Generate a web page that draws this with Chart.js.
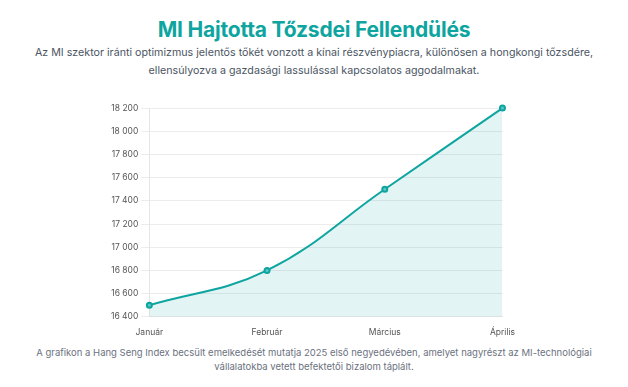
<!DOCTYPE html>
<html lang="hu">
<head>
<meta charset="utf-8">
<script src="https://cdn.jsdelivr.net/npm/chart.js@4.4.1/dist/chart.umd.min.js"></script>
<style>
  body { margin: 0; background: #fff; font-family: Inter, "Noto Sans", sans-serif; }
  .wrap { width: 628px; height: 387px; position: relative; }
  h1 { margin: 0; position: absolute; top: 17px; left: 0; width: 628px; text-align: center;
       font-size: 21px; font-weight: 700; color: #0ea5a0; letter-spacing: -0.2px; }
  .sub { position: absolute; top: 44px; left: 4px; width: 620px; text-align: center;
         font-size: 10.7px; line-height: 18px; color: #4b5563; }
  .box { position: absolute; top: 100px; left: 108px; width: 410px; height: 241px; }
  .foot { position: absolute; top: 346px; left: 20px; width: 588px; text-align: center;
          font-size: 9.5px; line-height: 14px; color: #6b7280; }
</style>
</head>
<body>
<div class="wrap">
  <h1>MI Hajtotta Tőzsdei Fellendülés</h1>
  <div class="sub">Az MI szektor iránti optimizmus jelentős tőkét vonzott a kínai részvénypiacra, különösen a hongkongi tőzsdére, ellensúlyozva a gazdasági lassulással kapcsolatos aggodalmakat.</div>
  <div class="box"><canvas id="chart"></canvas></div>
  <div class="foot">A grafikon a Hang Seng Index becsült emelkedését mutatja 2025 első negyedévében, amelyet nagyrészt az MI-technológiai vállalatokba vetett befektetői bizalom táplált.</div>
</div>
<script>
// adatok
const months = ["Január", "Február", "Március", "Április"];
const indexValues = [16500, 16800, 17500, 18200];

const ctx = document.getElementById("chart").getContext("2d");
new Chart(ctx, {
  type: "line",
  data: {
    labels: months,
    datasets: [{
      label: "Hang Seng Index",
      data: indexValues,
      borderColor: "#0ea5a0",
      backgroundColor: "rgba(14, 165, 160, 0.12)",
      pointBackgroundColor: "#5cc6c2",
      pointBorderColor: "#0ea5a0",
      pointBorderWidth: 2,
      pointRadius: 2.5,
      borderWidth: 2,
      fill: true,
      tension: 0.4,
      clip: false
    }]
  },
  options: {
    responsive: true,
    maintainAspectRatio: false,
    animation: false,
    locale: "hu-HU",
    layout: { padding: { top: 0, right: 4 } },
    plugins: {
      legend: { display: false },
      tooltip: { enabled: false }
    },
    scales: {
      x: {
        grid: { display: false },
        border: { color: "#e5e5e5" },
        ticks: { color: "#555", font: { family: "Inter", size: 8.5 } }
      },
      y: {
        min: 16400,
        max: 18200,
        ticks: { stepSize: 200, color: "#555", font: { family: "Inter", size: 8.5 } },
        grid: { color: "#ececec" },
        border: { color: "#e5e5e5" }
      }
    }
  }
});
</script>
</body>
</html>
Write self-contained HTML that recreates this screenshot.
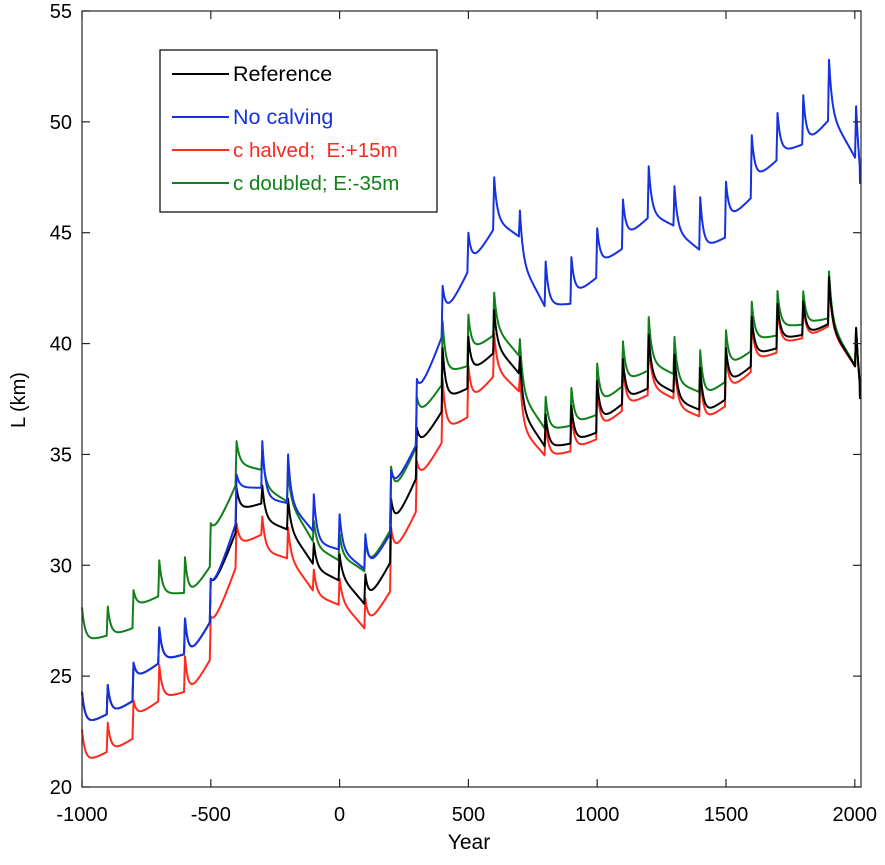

*Task to complete*: Your copy of the data should match it exactly, except that pictures are left out.

*Result of the exercise*:
Generate a web page that draws this with Chart.js.
<!DOCTYPE html>
<html lang="hu">
<head>
<meta charset="utf-8">
<script src="https://cdn.jsdelivr.net/npm/chart.js@4.4.1/dist/chart.umd.min.js"></script>
<style>
  body { margin: 0; background: #fff; font-family: Inter, "Noto Sans", sans-serif; }
  .wrap { width: 628px; height: 387px; position: relative; }
  h1 { margin: 0; position: absolute; top: 17px; left: 0; width: 628px; text-align: center;
       font-size: 21px; font-weight: 700; color: #0ea5a0; letter-spacing: -0.2px; }
  .sub { position: absolute; top: 44px; left: 4px; width: 620px; text-align: center;
         font-size: 10.7px; line-height: 18px; color: #4b5563; }
  .box { position: absolute; top: 100px; left: 108px; width: 410px; height: 241px; }
  .foot { position: absolute; top: 346px; left: 20px; width: 588px; text-align: center;
          font-size: 9.5px; line-height: 14px; color: #6b7280; }
</style>
</head>
<body>
<div class="wrap">
  <h1>MI Hajtotta Tőzsdei Fellendülés</h1>
  <div class="sub">Az MI szektor iránti optimizmus jelentős tőkét vonzott a kínai részvénypiacra, különösen a hongkongi tőzsdére, ellensúlyozva a gazdasági lassulással kapcsolatos aggodalmakat.</div>
  <div class="box"><canvas id="chart"></canvas></div>
  <div class="foot">A grafikon a Hang Seng Index becsült emelkedését mutatja 2025 első negyedévében, amelyet nagyrészt az MI-technológiai vállalatokba vetett befektetői bizalom táplált.</div>
</div>
<script>
// adatok
const months = ["Január", "Február", "Március", "Április"];
const indexValues = [16500, 16800, 17500, 18200];

const ctx = document.getElementById("chart").getContext("2d");
new Chart(ctx, {
  type: "line",
  data: {
    labels: months,
    datasets: [{
      label: "Hang Seng Index",
      data: indexValues,
      borderColor: "#0ea5a0",
      backgroundColor: "rgba(14, 165, 160, 0.12)",
      pointBackgroundColor: "#5cc6c2",
      pointBorderColor: "#0ea5a0",
      pointBorderWidth: 2,
      pointRadius: 2.5,
      borderWidth: 2,
      fill: true,
      tension: 0.4,
      clip: false
    }]
  },
  options: {
    responsive: true,
    maintainAspectRatio: false,
    animation: false,
    locale: "hu-HU",
    layout: { padding: { top: 0, right: 4 } },
    plugins: {
      legend: { display: false },
      tooltip: { enabled: false }
    },
    scales: {
      x: {
        grid: { display: false },
        border: { color: "#e5e5e5" },
        ticks: { color: "#555", font: { family: "Inter", size: 8.5 } }
      },
      y: {
        min: 16400,
        max: 18200,
        ticks: { stepSize: 200, color: "#555", font: { family: "Inter", size: 8.5 } },
        grid: { color: "#ececec" },
        border: { color: "#e5e5e5" }
      }
    }
  }
});
</script>
</body>
</html>
Write self-contained HTML that recreates this screenshot.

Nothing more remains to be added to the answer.